Waaaaaaaaaaaaaaaaaaaaxys!!!!!!!!!!!!!!!!!! 

What more can I say. I did a thing there that cost a tenner. You got you're english breakfast & five drink tokens + a token for your roast dinner. 

Ended up having breakfast with a couple of soft drinks, went away to do bits & bobs, went back at tea time & had 3 pints & a roast. Cant grumble at all of that for 10 quid!!


----------



## justforus (Jul 28, 2008)

Mac said:


> Waaaaaaaaaaaaaaaaaaaaxys!!!!!!!!!!!!!!!!!!
> 
> What more can I say. I did a thing there that cost a tenner. You got you're english breakfast & five drink tokens + a token for your roast dinner.
> 
> Ended up having breakfast with a couple of soft drinks, went away to do bits & bobs, went back at tea time & had 3 pints & a roast. Cant grumble at all of that for 10 quid!!

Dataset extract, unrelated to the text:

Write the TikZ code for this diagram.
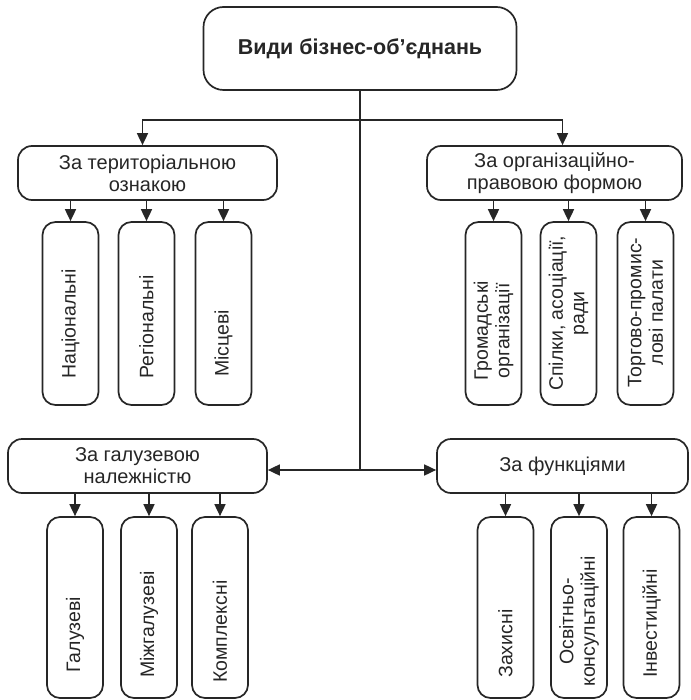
\documentclass[tikz,border=0pt]{standalone}
\usepackage{fontspec}
\setmainfont{Liberation Sans}
\usetikzlibrary{positioning,arrows.meta}

\tikzset{
  box/.style={draw=black!85,line width=1.7pt,rounded corners=14pt,inner sep=0pt,
    align=center,text=black!85,font=\fontsize{20}{22}\selectfont},
  smallbox/.style={draw=black!85,line width=1.7pt,rounded corners=13pt,
    minimum width=56pt,minimum height=183pt,inner sep=0pt},
  vlab/.style={rotate=90,anchor=west,align=center,inner sep=0pt,text=black!85,
    font=\fontsize{19.5}{21.5}\selectfont},
  arr/.style={draw=black!85,line width=1.7pt,-{Triangle[length=12pt,width=11pt]}},
  conn/.style={draw=black!85,line width=1.7pt}
}

\begin{document}
\begin{tikzpicture}[x=1pt,y=-1pt]
  \useasboundingbox (0,0) rectangle (690,700);

  % main box and the four groups
  \node[box,rounded corners=20pt,minimum width=313pt,minimum height=83pt,
    font=\fontsize{21.5}{23}\selectfont\bfseries] (top) at (360,48.5) {Види бізнес-об’єднань};
  \node[box,minimum width=259pt,minimum height=54pt] (terr) at (147.5,173) {За територіальною\\ознакою};
  \node[box,minimum width=255pt,minimum height=54pt] (org) at (554.5,173) {За організаційно-\\правовою формою};
  \node[box,minimum width=259pt,minimum height=54pt] (gal) at (137.5,466) {За галузевою\\належністю};
  \node[box,minimum width=251pt,minimum height=54pt] (fun) at (562.5,466) {За функціями};

  % upper small boxes
  \node[smallbox] (nat) at (70.5,313.5) {};
  \node[smallbox] (reg) at (146.5,313.5) {};
  \node[smallbox] (mis) at (223.5,313.5) {};
  \node[smallbox] (hrom) at (493.5,313.5) {};
  \node[smallbox] (spil) at (568.5,313.5) {};
  \node[smallbox] (torh) at (645.5,313.5) {};

  % lower small boxes
  \node[smallbox,minimum height=181pt] (galz) at (75,607.5) {};
  \node[smallbox,minimum height=181pt] (mizh) at (149,607.5) {};
  \node[smallbox,minimum height=181pt] (kompl) at (220,607.5) {};
  \node[smallbox,minimum height=181pt] (zakh) at (505.5,607.5) {};
  \node[smallbox,minimum height=181pt] (osv) at (579,607.5) {};
  \node[smallbox,minimum height=181pt] (inv) at (651.5,607.5) {};

  % labels
  \node[vlab] (natl) at ([yshift=27pt]nat.south) {Національні};
  \node[vlab] (regl) at ([yshift=27pt]reg.south) {Регіональні};
  \node[vlab] (misl) at ([yshift=29pt]mis.south) {Місцеві};
  \node[vlab] (hroml) at ([yshift=25pt]hrom.south) {Громадські\\організації};
  \node[vlab] (spill) at ([yshift=15pt]spil.south) {Спілки, асоціації,\\ради};
  \node[vlab] (torhl) at ([yshift=18pt]torh.south) {Торгово-промис-\\лові палати};
  \node[vlab] (galzl) at ([yshift=26pt]galz.south) {Галузеві};
  \node[vlab] (mizhl) at ([yshift=21pt]mizh.south) {Міжгалузеві};
  \node[vlab] (kompll) at ([yshift=16pt]kompl.south) {Комплексні};
  \node[vlab] (zakhl) at ([yshift=21pt]zakh.south) {Захисні};
  \node[vlab] (osvl) at ([yshift=12pt]osv.south) {Освітньо-\\консультаційні};
  \node[vlab] (invl) at ([yshift=21pt]inv.south) {Інвестиційні};

  % connectors
  \coordinate (jn) at (360,470);
  \draw[conn] (top.south) -- (jn);
  \draw[arr] (top.south) -- ++(0,29) -| ([xshift=-5pt]terr.north);
  \draw[arr] (top.south) -- ++(0,29) -| ([xshift=8pt]org.north);
  \draw[arr] (jn) -- (jn -| gal.east);
  \draw[arr] (jn) -- (jn -| fun.west);

  \foreach \a/\b in {terr/nat,terr/reg,terr/mis,org/hrom,org/spil,org/torh,
                     gal/galz,gal/mizh,gal/kompl,fun/zakh,fun/osv,fun/inv}
    \draw[arr] (\a.south -| \b.north) -- (\b.north);
\end{tikzpicture}
\end{document}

That sounds good, might have to try that next week, sorted of volunteered to cook this time. You will have to get an invite before I shoot off. Went to the acclaimed China Sea tonight and the food was absolutely awful, mine can out frozen....I am truely gutted.


----------



## JunFan (May 20, 2008)

Mac said:


> Waaaaaaaaaaaaaaaaaaaaxys!!!!!!!!!!!!!!!!!!
> 
> What more can I say. I did a thing there that cost a tenner. You got you're english breakfast & five drink tokens + a token for your roast dinner.
> 
> Ended up having breakfast with a couple of soft drinks, went away to do bits & bobs, went back at tea time & had 3 pints & a roast. Cant grumble at all of that for 10 quid!!


Jeez Mac that sounds really good! Was it on a Friday?


----------



## Mac (Jul 6, 2008)

JunFan said:


> Jeez Mac that sounds really good! Was it on a Friday?



It's on a Saturday which is good... saying as saturday is sunday now!


----------